### Exercise goal
Retype word for word the lines lying between the line containing "What Altair code" and the line containing "ship_c24_men_fit = (12.15, 2.9, 110)", together with those two lines themselves, and nothing besides.

### Given entries
------------------------------------

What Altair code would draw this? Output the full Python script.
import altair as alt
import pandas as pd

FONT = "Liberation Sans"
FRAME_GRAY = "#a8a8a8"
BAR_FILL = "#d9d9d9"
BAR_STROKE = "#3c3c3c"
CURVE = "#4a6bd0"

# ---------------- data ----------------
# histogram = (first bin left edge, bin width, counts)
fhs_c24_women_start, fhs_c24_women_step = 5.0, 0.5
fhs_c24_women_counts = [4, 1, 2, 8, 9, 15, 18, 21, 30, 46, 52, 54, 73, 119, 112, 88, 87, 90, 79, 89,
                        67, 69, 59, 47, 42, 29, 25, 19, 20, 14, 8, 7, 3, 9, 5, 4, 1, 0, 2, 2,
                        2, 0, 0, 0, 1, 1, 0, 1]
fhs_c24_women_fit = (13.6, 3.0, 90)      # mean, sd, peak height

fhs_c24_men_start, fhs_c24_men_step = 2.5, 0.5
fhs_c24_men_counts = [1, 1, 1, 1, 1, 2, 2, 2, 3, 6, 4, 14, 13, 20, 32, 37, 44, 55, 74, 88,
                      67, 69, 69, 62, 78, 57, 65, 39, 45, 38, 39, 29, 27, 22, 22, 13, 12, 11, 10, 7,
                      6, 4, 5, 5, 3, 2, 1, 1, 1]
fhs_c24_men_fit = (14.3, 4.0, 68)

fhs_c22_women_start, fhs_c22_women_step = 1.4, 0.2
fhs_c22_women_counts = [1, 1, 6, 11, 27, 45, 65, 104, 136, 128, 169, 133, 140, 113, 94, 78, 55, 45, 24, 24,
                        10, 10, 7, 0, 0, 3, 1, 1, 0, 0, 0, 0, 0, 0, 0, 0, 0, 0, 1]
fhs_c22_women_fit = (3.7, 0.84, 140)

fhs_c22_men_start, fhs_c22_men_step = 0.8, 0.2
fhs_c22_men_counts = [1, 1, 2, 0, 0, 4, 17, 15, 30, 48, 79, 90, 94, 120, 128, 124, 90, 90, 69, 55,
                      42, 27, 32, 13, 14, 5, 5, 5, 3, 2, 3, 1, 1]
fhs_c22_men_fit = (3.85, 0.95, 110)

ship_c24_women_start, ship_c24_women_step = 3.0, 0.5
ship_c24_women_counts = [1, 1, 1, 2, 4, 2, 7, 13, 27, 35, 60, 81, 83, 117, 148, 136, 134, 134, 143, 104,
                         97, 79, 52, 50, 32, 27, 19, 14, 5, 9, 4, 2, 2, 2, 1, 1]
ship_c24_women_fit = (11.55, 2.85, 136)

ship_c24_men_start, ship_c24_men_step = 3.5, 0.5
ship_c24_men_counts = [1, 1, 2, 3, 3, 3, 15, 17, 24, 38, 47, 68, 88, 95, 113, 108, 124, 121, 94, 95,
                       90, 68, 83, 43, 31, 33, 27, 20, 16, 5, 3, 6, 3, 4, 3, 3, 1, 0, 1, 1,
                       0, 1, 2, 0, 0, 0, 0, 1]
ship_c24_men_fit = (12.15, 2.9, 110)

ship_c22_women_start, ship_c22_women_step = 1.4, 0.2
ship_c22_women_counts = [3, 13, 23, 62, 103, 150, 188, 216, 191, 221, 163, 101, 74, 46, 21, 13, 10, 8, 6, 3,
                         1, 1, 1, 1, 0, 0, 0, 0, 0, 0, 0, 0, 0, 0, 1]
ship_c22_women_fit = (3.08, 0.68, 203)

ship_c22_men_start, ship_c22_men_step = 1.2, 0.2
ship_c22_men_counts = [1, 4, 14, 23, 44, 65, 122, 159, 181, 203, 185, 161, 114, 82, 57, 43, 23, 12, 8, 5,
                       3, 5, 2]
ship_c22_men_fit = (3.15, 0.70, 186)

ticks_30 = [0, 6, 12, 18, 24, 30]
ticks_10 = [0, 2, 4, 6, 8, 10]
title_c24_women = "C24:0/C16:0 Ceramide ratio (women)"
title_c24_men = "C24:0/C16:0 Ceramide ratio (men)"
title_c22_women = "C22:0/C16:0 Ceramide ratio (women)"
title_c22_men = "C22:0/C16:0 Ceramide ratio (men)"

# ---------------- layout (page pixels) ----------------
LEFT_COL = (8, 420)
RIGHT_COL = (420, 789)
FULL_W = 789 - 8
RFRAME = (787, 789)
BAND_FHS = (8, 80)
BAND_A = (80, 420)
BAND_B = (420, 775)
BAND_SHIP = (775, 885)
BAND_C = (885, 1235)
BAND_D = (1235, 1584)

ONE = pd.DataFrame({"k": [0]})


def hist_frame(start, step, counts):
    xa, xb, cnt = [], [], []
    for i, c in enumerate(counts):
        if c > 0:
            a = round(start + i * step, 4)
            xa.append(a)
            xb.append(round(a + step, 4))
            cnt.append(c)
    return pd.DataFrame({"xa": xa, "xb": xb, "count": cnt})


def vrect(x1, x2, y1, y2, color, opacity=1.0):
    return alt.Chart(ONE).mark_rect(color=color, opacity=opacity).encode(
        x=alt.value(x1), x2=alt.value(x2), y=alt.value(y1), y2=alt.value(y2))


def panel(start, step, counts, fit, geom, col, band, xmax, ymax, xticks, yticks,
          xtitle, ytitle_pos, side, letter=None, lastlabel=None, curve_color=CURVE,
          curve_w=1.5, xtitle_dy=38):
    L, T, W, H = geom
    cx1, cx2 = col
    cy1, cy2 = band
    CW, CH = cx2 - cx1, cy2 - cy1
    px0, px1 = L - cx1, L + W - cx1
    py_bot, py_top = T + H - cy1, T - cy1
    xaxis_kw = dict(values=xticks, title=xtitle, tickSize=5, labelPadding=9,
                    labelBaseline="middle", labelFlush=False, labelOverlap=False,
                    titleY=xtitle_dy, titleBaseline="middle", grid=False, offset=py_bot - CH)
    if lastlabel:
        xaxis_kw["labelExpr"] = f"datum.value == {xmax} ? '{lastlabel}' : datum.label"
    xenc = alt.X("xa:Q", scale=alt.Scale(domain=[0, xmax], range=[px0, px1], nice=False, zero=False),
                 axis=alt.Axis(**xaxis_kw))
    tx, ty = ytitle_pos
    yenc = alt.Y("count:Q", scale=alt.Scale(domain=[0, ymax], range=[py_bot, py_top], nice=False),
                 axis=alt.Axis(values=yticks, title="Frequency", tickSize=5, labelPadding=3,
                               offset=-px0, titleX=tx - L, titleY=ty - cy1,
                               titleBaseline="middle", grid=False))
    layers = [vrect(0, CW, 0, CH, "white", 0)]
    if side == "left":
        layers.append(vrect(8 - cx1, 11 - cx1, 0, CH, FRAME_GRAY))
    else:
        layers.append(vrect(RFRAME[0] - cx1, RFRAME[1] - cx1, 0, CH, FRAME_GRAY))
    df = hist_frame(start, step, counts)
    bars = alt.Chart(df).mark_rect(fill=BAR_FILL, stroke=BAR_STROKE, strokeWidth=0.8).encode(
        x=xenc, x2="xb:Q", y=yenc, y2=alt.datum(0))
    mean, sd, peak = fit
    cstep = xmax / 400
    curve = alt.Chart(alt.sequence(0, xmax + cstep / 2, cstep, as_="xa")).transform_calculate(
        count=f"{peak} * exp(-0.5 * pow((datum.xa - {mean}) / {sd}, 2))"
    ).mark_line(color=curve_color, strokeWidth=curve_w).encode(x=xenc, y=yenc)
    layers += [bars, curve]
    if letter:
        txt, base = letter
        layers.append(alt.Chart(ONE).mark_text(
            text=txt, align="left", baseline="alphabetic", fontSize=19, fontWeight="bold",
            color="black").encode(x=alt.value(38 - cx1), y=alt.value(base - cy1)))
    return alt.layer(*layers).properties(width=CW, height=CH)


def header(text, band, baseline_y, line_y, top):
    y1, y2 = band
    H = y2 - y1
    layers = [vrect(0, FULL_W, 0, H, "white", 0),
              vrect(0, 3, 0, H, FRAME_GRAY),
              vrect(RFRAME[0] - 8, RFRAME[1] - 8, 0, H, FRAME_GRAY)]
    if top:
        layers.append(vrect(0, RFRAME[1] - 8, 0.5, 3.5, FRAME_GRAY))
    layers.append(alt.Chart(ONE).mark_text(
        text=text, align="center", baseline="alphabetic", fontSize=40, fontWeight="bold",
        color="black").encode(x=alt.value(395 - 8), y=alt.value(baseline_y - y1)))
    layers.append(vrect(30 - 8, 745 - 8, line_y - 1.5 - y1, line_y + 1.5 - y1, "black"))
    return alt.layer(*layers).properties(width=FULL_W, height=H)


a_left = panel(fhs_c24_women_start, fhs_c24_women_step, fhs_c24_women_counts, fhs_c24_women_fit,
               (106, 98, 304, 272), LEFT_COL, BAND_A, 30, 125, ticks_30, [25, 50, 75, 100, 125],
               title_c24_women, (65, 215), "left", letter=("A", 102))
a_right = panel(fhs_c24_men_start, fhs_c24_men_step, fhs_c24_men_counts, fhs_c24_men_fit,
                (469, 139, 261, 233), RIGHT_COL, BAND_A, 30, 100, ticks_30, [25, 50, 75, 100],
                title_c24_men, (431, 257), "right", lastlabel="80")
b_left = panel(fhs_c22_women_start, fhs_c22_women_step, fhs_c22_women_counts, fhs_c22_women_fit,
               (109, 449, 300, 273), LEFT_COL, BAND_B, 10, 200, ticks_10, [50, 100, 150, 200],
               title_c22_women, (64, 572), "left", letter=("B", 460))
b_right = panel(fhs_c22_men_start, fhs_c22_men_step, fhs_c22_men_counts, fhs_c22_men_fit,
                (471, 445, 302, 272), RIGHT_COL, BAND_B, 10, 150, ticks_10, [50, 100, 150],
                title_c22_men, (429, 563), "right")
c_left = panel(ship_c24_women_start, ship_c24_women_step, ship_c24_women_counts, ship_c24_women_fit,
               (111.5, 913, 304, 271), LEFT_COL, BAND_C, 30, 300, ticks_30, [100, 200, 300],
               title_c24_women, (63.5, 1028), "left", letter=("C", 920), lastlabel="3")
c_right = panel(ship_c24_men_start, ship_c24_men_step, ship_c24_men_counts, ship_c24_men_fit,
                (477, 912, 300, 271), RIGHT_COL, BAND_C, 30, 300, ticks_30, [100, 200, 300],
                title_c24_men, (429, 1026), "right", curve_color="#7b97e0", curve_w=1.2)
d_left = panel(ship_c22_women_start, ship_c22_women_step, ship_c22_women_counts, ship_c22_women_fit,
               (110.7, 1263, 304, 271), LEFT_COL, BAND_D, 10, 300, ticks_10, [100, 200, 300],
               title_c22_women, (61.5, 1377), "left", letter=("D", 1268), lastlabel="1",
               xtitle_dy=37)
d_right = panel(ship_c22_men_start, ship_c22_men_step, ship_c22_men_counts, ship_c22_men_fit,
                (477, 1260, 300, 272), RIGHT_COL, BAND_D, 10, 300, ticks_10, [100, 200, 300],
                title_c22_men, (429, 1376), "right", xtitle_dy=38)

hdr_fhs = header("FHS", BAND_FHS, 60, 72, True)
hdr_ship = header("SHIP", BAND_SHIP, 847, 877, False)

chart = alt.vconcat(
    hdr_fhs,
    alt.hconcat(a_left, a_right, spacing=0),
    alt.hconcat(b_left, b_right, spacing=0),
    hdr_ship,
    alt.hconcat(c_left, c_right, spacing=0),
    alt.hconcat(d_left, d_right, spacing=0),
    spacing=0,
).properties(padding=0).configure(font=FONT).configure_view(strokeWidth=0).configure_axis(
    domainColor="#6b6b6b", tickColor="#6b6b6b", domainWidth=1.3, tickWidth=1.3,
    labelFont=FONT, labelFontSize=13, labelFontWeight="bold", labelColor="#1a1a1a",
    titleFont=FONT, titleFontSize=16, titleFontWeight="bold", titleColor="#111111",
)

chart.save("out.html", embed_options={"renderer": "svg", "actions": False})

------------------------------------

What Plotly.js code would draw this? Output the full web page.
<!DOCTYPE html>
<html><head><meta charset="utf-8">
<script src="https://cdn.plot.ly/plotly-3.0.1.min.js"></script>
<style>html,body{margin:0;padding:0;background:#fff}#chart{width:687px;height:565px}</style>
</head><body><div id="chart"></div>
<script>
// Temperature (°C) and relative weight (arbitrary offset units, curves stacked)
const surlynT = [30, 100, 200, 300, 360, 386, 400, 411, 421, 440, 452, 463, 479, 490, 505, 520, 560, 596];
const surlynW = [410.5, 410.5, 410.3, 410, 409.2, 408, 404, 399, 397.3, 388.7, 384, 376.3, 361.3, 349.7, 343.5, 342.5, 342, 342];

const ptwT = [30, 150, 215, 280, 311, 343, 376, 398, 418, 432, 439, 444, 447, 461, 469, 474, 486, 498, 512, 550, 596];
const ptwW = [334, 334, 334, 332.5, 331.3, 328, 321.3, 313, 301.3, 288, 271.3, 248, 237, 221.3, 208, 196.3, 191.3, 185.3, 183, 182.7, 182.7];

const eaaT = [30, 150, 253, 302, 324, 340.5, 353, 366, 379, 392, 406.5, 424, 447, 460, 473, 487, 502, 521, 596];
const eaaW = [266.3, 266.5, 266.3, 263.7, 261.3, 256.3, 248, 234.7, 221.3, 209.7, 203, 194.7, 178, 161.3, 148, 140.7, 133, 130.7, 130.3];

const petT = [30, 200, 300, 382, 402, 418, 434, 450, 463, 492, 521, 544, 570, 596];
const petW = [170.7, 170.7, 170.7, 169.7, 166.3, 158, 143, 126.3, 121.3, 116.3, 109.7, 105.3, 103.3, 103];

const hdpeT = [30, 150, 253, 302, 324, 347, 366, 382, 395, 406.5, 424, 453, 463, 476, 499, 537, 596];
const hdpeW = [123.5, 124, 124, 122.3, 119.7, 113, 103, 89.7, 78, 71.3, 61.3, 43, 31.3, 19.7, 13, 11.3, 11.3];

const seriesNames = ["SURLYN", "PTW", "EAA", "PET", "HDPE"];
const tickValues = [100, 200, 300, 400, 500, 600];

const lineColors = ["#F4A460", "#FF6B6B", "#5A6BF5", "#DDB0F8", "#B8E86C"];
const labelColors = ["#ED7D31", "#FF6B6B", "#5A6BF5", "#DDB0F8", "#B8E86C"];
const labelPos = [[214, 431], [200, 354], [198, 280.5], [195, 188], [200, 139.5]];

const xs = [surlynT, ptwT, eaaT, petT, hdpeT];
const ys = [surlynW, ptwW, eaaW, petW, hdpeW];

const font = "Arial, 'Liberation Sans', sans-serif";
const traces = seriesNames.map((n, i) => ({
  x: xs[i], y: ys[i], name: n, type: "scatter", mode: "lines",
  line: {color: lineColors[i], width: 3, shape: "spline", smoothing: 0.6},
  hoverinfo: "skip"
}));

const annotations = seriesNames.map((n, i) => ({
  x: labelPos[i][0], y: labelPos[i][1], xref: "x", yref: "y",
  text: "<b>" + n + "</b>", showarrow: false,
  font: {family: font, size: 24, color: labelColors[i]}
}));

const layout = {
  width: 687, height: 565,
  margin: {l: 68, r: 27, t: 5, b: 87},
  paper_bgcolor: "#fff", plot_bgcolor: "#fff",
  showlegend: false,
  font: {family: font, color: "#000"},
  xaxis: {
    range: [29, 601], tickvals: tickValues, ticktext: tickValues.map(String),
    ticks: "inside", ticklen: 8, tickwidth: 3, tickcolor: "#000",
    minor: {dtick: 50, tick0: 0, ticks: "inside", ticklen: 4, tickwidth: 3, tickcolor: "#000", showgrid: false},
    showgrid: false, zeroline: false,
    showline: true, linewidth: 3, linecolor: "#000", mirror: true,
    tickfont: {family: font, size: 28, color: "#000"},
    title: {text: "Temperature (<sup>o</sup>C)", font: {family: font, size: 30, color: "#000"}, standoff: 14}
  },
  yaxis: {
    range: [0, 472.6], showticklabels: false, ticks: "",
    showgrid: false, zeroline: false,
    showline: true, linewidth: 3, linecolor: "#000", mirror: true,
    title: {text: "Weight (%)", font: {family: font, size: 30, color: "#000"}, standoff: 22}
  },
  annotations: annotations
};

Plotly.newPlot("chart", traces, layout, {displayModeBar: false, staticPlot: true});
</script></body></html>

------------------------------------

### Output below
What Altair code would draw this? Output the full Python script.
import altair as alt
import pandas as pd

FONT = "Liberation Sans"
FRAME_GRAY = "#a8a8a8"
BAR_FILL = "#d9d9d9"
BAR_STROKE = "#3c3c3c"
CURVE = "#4a6bd0"

# ---------------- data ----------------
# histogram = (first bin left edge, bin width, counts)
fhs_c24_women_start, fhs_c24_women_step = 5.0, 0.5
fhs_c24_women_counts = [4, 1, 2, 8, 9, 15, 18, 21, 30, 46, 52, 54, 73, 119, 112, 88, 87, 90, 79, 89,
                        67, 69, 59, 47, 42, 29, 25, 19, 20, 14, 8, 7, 3, 9, 5, 4, 1, 0, 2, 2,
                        2, 0, 0, 0, 1, 1, 0, 1]
fhs_c24_women_fit = (13.6, 3.0, 90)      # mean, sd, peak height

fhs_c24_men_start, fhs_c24_men_step = 2.5, 0.5
fhs_c24_men_counts = [1, 1, 1, 1, 1, 2, 2, 2, 3, 6, 4, 14, 13, 20, 32, 37, 44, 55, 74, 88,
                      67, 69, 69, 62, 78, 57, 65, 39, 45, 38, 39, 29, 27, 22, 22, 13, 12, 11, 10, 7,
                      6, 4, 5, 5, 3, 2, 1, 1, 1]
fhs_c24_men_fit = (14.3, 4.0, 68)

fhs_c22_women_start, fhs_c22_women_step = 1.4, 0.2
fhs_c22_women_counts = [1, 1, 6, 11, 27, 45, 65, 104, 136, 128, 169, 133, 140, 113, 94, 78, 55, 45, 24, 24,
                        10, 10, 7, 0, 0, 3, 1, 1, 0, 0, 0, 0, 0, 0, 0, 0, 0, 0, 1]
fhs_c22_women_fit = (3.7, 0.84, 140)

fhs_c22_men_start, fhs_c22_men_step = 0.8, 0.2
fhs_c22_men_counts = [1, 1, 2, 0, 0, 4, 17, 15, 30, 48, 79, 90, 94, 120, 128, 124, 90, 90, 69, 55,
                      42, 27, 32, 13, 14, 5, 5, 5, 3, 2, 3, 1, 1]
fhs_c22_men_fit = (3.85, 0.95, 110)

ship_c24_women_start, ship_c24_women_step = 3.0, 0.5
ship_c24_women_counts = [1, 1, 1, 2, 4, 2, 7, 13, 27, 35, 60, 81, 83, 117, 148, 136, 134, 134, 143, 104,
                         97, 79, 52, 50, 32, 27, 19, 14, 5, 9, 4, 2, 2, 2, 1, 1]
ship_c24_women_fit = (11.55, 2.85, 136)

ship_c24_men_start, ship_c24_men_step = 3.5, 0.5
ship_c24_men_counts = [1, 1, 2, 3, 3, 3, 15, 17, 24, 38, 47, 68, 88, 95, 113, 108, 124, 121, 94, 95,
                       90, 68, 83, 43, 31, 33, 27, 20, 16, 5, 3, 6, 3, 4, 3, 3, 1, 0, 1, 1,
                       0, 1, 2, 0, 0, 0, 0, 1]
ship_c24_men_fit = (12.15, 2.9, 110)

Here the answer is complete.